Common argon and krypton lasers are capable of emitting continuous-wave (CW) output of several milliwatts to tens of watts. Their tubes are usually made from nickel end bells, kovar metal-to-ceramic seals, beryllium oxide ceramics, or tungsten disks mounted on a copper heat spreader in a ceramic liner. The earliest tubes were simple quartz, then followed by quartz with graphite disks. In comparison with the helium–neon lasers, which require just a few milliamperes of input current, the current used for pumping the argon laser is several amperes, since the gas has to be ionized. The ion laser tube produces much waste heat, and such lasers require active cooling.

The typical noble-gas ion-laser plasma consists of a high-current-density glow discharge in a noble gas in the presence of a magnetic field. Typical continuous-wave plasma conditions are current densities of 100 to 2000 A/cm^{2}, tube diameters of 1.0 to 10 mm, filling pressures of 0.1 to 1.0 Torr (0.0019 to 0.019 psi), and an axial magnetic field of the order of 1000 gauss.

William R. Bennett, a co-inventor of the first gas laser (the helium–neon laser), was the first to observe spectral hole burning effects in gas lasers, and he created the theory of "hole burning" effects in laser oscillation. He was co-discoverer of lasers using electron-impact excitation in each of the noble gases, dissociative excitation transfer in the neon–oxygen laser (the first chemical laser), and collision excitation in several metal-vapor lasers.

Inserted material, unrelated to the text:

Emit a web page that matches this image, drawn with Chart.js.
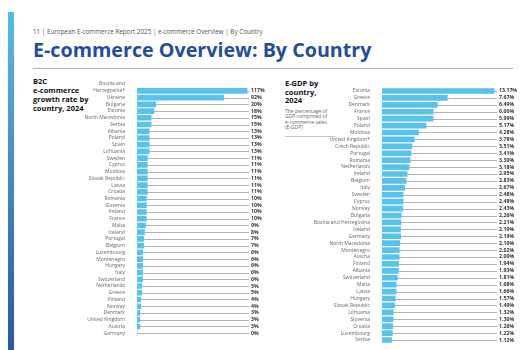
<!DOCTYPE html>
<html>
<head>
<meta charset="utf-8">
<script src="https://cdn.jsdelivr.net/npm/chart.js@4"></script>
<style>
  html, body { margin: 0; padding: 0; background: #fff; overflow: hidden; }
  body { width: 525px; height: 350px; position: relative; font-family: "Open Sans", sans-serif; }
  .strip { position: absolute; left: 8px; top: 12px; width: 6px; height: 338px;
           background: linear-gradient(#58b9ec, #2b57a6); }
  .crumb { position: absolute; left: 33px; top: 27px; font-size: 6.3px; color: #555; white-space: nowrap; }
  .title { position: absolute; left: 33px; top: 36px; font-size: 19.7px; font-weight: 700; color: #1f4e9c;
           line-height: 27px; white-space: nowrap; }
  .rule { position: absolute; left: 33px; top: 68px; width: 480px; height: 1px; background: #b0b0b0; }
  .panel-head { position: absolute; font-size: 7.5px; font-weight: 700; color: #111; line-height: 9px; }
  .panel-note { position: absolute; font-size: 5px; color: #666; line-height: 5.3px; }
  .panel-line { position: absolute; height: 1px; background: #c8c8c8; }
  .box { position: absolute; }
</style>
</head>
<body>
<div class="strip"></div>
<div class="crumb">11 | European E-commerce Report 2025 | e-commerce Overview | By Country</div>
<div class="title">E-commerce Overview: By Country</div>
<div class="rule"></div>

<div class="panel-head" style="left:33px; top:77px;">B2C<br>e-commerce<br>growth rate by<br>country, 2024</div>

<div class="panel-head" style="left:285px; top:79px; line-height:8.5px;">E-GDP by<br>country,<br>2024</div>
<div class="panel-note" style="left:285px; top:109px;">The percentage of<br>GDP comprised of<br>e-commerce sales<br>(E-GDP)</div>
<div class="panel-line" style="left:285px; top:136px; width:51px;"></div>

<div class="box" style="left:60px; top:80px;"><canvas id="b2c" width="210" height="271"></canvas></div>
<div class="box" style="left:300px; top:80px;"><canvas id="egdp" width="225" height="271"></canvas></div>

<script>
// B2C e-commerce growth rate, 2024 (%)
const b2cCountries = ['Bosnia and Herzegovina*', 'Ukraine', 'Bulgaria', 'Estonia', 'North Macedonia', 'Serbia',
  'Albania', 'Poland', 'Spain', 'Lithuania', 'Sweden', 'Cyprus', 'Moldova', 'Slovak Republic', 'Latvia',
  'Croatia', 'Romania', 'Slovenia', 'Ireland', 'France', 'Malta', 'Iceland', 'Portugal', 'Belgium',
  'Luxembourg', 'Montenegro', 'Hungary', 'Italy', 'Switzerland', 'Netherlands', 'Greece', 'Finland',
  'Norway', 'Denmark', 'United Kingdom', 'Austria', 'Germany'];
const b2cGrowth = [117, 92, 20, 18, 15, 15, 13, 13, 13, 13, 11, 11, 11, 11, 11, 11, 10, 10, 10, 10, 9, 8,
  7, 7, 6, 6, 6, 6, 6, 5, 5, 4, 4, 3, 3, 3, 0];

// E-GDP share, 2024 (%)
const egdpCountries = ['Estonia', 'Greece', 'Denmark', 'France', 'Spain', 'Poland', 'Moldova',
  'United Kingdom*', 'Czech Republic', 'Portugal', 'Romania', 'Netherlands', 'Ireland', 'Belgium', 'Italy',
  'Sweden', 'Cyprus', 'Norway', 'Bulgaria', 'Bosnia and Herzegovina', 'Iceland', 'Germany',
  'North Macedonia', 'Montenegro', 'Austria', 'Finland', 'Albania', 'Switzerland', 'Malta', 'Latvia',
  'Hungary', 'Slovak Republic', 'Lithuania', 'Slovenia', 'Croatia', 'Luxembourg', 'Serbia'];
const egdpShare = [13.17, 7.67, 6.49, 6.00, 5.99, 5.17, 4.28, 3.78, 3.51, 3.41, 3.30, 3.18, 2.95, 2.83,
  2.67, 2.48, 2.48, 2.43, 2.26, 2.21, 2.19, 2.19, 2.10, 2.02, 2.00, 1.94, 1.93, 1.81, 1.68, 1.66, 1.57,
  1.49, 1.32, 1.30, 1.26, 1.22, 1.12];

// thin grey guide behind every bar, full width of the plot
const trackPlugin = {
  id: 'track',
  beforeDatasetsDraw(chart) {
    let ctx = chart.ctx;
    let area = chart.chartArea;
    let y = chart.scales.y;
    ctx.save();
    ctx.strokeStyle = '#b3b3b3';
    ctx.lineWidth = 1;
    chart.data.labels.forEach((lab, i) => {
      let py = Math.round(y.getPixelForValue(i)) + 0.5;
      ctx.beginPath();
      ctx.moveTo(area.left, py);
      ctx.lineTo(area.right, py);
      ctx.stroke();
    });
    ctx.restore();
  }
};

// value text at the end of each row
const valuePlugin = {
  id: 'values',
  afterDatasetsDraw(chart, args, opts) {
    let ctx = chart.ctx;
    let y = chart.scales.y;
    ctx.save();
    ctx.font = 'bold 5.2px "Open Sans"';
    ctx.fillStyle = '#333';
    ctx.textBaseline = 'middle';
    chart.data.datasets[0].data.forEach((v, i) => {
      ctx.fillText(opts.format(v), chart.chartArea.right + opts.gap, y.getPixelForValue(i));
    });
    ctx.restore();
  }
};

function drawBarChart(id, labels, data, max, axisWidth, padRight, format) {
  let ctx = document.getElementById(id).getContext('2d');
  return new Chart(ctx, {
    type: 'bar',
    data: {
      labels: labels,
      datasets: [{
        data: data,
        backgroundColor: '#58c2ef',
        barThickness: 5,
      }]
    },
    options: {
      indexAxis: 'y',
      responsive: false,
      animation: false,
      layout: { padding: { right: padRight } },
      plugins: {
        legend: { display: false },
        tooltip: { enabled: false },
        values: { format: format, gap: 2 }
      },
      scales: {
        x: { display: false, min: 0, max: max },
        y: {
          grid: { display: false },
          border: { display: false },
          afterFit: (scale) => { scale.width = axisWidth; },
          ticks: {
            autoSkip: false,
            padding: 4,
            color: '#666',
            font: { family: 'Open Sans', size: 5, lineHeight: 1.4 },
            callback: function(value) {
              let lab = this.getLabelForValue(value);
              // long name is split over two lines, sitting above the row
              if (lab === 'Bosnia and Herzegovina*') return ['Bosnia and', 'Herzegovina*', ''];
              return lab;
            }
          }
        }
      }
    },
    plugins: [trackPlugin, valuePlugin]
  });
}

drawBarChart('b2c', b2cCountries, b2cGrowth, 119, 77, 21, v => v + '%');
drawBarChart('egdp', egdpCountries, egdpShare, 13.5, 82, 28, v => v.toFixed(2) + '%');
</script>
</body>
</html>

===Other commercially available types===
- Ar/Kr: A mix of argon and krypton can result in a laser with output wavelengths that appear as white light.
- Helium–cadmium: blue laser emission at 442 nm and ultraviolet at 325 nm.
- Copper vapor: yellow and green emission at 578 nm and 510 nm.

===Experimental===
- Xenon
- Iodine
- Oxygen

==Applications==
- Confocal laser scanning microscopy
- Surgical
- Laser medicine
- High-speed typesetters
- Laser-light shows
- DNA sequencers
- Spectroscopy experiments
- Pumping dye lasers
- Semiconductor wafer inspection
- Direct write high density PCB lithography
- Fiber Bragg Grating production
- Long coherence length models can be used for holography.